◆ RECORDS FOR THE EXERCISE
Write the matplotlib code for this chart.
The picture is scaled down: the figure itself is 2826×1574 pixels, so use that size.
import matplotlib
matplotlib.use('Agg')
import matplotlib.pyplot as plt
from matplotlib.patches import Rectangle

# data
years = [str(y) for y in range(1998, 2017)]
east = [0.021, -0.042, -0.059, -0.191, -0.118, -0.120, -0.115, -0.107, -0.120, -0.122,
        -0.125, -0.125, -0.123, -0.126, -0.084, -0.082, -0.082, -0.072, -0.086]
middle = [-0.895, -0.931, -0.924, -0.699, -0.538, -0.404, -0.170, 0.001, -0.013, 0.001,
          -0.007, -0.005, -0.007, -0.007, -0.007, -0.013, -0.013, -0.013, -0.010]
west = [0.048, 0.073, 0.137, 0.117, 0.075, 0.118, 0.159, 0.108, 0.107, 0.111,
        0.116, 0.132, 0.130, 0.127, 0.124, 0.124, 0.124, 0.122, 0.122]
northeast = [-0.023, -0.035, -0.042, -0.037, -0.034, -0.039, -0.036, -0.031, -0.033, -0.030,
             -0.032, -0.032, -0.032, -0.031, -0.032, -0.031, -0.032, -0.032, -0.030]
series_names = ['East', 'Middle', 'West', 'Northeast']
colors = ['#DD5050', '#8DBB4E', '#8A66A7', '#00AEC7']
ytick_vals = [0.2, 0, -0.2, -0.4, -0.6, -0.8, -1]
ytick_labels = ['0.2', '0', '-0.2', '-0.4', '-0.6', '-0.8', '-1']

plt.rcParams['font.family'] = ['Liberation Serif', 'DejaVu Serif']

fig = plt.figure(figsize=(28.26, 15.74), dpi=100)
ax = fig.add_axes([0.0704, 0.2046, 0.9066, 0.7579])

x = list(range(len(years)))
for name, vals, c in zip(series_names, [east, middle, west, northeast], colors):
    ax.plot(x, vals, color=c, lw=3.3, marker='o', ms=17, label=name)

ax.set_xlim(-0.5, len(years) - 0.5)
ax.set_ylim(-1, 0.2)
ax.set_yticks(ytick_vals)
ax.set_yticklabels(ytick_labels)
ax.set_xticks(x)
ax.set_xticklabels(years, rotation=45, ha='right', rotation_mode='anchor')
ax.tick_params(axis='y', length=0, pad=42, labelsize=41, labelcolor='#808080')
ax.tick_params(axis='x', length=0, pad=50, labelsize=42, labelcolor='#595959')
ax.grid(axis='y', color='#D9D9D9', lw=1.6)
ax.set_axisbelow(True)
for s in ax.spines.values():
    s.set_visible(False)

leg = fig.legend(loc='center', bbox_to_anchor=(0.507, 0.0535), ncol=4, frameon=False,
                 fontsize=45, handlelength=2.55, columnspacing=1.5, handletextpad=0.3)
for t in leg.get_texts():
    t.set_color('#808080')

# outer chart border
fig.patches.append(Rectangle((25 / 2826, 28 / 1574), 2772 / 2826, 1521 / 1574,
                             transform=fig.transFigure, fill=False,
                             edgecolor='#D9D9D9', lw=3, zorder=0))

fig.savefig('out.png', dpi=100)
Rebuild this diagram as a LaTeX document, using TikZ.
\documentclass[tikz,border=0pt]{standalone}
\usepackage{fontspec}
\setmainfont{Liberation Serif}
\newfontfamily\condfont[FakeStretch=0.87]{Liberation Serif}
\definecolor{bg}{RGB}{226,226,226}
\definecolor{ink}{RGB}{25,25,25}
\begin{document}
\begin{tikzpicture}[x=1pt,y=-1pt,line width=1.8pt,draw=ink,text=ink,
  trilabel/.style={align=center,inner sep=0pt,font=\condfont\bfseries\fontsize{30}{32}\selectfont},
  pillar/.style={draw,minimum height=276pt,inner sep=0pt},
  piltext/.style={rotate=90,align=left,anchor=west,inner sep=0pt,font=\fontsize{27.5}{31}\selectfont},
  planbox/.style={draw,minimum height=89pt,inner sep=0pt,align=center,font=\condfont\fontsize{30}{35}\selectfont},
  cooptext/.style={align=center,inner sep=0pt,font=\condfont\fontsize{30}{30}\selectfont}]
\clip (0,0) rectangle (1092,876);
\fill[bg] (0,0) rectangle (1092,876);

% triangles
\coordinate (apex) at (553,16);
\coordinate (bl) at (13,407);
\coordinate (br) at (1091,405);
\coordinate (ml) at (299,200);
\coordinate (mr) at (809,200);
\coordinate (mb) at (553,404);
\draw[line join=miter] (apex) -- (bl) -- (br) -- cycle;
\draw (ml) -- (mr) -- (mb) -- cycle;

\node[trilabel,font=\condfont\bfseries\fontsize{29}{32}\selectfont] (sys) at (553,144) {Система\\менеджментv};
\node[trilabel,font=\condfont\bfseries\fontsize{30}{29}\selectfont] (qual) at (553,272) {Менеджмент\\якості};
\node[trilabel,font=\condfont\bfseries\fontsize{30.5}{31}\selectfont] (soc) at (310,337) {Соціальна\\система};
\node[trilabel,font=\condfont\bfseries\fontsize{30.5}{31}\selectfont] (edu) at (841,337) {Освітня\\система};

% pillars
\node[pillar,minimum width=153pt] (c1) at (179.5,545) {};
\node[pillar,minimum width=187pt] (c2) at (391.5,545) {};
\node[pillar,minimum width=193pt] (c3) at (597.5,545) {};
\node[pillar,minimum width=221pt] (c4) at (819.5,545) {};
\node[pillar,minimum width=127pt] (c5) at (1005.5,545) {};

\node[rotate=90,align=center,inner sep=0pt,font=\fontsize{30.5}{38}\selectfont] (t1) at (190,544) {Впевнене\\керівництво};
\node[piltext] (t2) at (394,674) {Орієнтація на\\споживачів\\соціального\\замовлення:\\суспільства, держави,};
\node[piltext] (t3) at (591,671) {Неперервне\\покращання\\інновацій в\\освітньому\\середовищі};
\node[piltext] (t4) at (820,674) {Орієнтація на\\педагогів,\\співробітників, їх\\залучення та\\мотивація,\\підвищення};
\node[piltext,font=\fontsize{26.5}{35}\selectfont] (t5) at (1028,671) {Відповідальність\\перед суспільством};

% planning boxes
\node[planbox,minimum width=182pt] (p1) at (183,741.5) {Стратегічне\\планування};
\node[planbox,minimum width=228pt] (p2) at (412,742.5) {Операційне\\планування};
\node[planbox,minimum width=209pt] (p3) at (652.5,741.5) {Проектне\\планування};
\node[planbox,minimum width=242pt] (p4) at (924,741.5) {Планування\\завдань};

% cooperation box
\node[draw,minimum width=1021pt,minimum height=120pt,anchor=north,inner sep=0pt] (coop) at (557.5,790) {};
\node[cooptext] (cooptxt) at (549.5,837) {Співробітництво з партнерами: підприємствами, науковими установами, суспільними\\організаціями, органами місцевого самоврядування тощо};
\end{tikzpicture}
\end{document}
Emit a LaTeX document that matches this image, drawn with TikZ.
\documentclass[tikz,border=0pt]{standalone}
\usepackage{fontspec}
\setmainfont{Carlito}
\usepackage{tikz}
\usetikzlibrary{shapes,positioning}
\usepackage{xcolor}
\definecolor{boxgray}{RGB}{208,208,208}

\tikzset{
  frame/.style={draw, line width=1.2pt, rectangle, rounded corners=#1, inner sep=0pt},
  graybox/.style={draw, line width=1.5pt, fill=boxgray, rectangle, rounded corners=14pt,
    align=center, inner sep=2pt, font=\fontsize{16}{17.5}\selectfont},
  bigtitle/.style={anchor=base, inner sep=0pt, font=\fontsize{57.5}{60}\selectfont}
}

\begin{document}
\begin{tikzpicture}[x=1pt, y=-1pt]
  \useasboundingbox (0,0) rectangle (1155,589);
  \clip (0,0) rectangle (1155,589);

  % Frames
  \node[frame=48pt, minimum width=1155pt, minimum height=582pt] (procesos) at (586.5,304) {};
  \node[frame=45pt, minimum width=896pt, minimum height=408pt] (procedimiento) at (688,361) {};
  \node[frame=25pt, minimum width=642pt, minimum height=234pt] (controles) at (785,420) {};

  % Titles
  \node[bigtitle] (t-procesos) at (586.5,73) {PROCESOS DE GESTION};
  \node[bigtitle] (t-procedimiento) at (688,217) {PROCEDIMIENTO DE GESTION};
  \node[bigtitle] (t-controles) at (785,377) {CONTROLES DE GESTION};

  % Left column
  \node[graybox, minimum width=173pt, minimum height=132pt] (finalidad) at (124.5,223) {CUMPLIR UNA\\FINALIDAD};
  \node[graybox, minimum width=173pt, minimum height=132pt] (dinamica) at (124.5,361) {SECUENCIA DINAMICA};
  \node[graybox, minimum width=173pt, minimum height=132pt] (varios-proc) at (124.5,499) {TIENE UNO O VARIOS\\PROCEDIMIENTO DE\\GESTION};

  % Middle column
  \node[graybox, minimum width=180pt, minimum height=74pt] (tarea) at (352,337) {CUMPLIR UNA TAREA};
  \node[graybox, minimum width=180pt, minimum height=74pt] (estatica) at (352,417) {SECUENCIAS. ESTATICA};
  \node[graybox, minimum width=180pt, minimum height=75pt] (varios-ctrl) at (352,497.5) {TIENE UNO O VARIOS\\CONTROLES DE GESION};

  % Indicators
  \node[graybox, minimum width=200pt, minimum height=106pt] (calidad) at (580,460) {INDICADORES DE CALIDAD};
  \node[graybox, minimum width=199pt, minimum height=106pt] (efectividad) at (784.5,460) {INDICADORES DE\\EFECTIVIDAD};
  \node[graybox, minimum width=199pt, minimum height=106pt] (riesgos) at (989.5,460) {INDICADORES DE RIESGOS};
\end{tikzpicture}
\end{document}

◆ EXERCISE DETAILS
Proceeding from the line containing "The picture is" through the line containing "ax = fig.add_axes([0.0704, 0.2046, 0.9066, 0.7579])", transcribe the lines above exactly, both end lines included.

◆ SOLVED EXERCISE
The picture is scaled down: the figure itself is 2826×1574 pixels, so use that size.
import matplotlib
matplotlib.use('Agg')
import matplotlib.pyplot as plt
from matplotlib.patches import Rectangle

# data
years = [str(y) for y in range(1998, 2017)]
east = [0.021, -0.042, -0.059, -0.191, -0.118, -0.120, -0.115, -0.107, -0.120, -0.122,
        -0.125, -0.125, -0.123, -0.126, -0.084, -0.082, -0.082, -0.072, -0.086]
middle = [-0.895, -0.931, -0.924, -0.699, -0.538, -0.404, -0.170, 0.001, -0.013, 0.001,
          -0.007, -0.005, -0.007, -0.007, -0.007, -0.013, -0.013, -0.013, -0.010]
west = [0.048, 0.073, 0.137, 0.117, 0.075, 0.118, 0.159, 0.108, 0.107, 0.111,
        0.116, 0.132, 0.130, 0.127, 0.124, 0.124, 0.124, 0.122, 0.122]
northeast = [-0.023, -0.035, -0.042, -0.037, -0.034, -0.039, -0.036, -0.031, -0.033, -0.030,
             -0.032, -0.032, -0.032, -0.031, -0.032, -0.031, -0.032, -0.032, -0.030]
series_names = ['East', 'Middle', 'West', 'Northeast']
colors = ['#DD5050', '#8DBB4E', '#8A66A7', '#00AEC7']
ytick_vals = [0.2, 0, -0.2, -0.4, -0.6, -0.8, -1]
ytick_labels = ['0.2', '0', '-0.2', '-0.4', '-0.6', '-0.8', '-1']

plt.rcParams['font.family'] = ['Liberation Serif', 'DejaVu Serif']

fig = plt.figure(figsize=(28.26, 15.74), dpi=100)
ax = fig.add_axes([0.0704, 0.2046, 0.9066, 0.7579])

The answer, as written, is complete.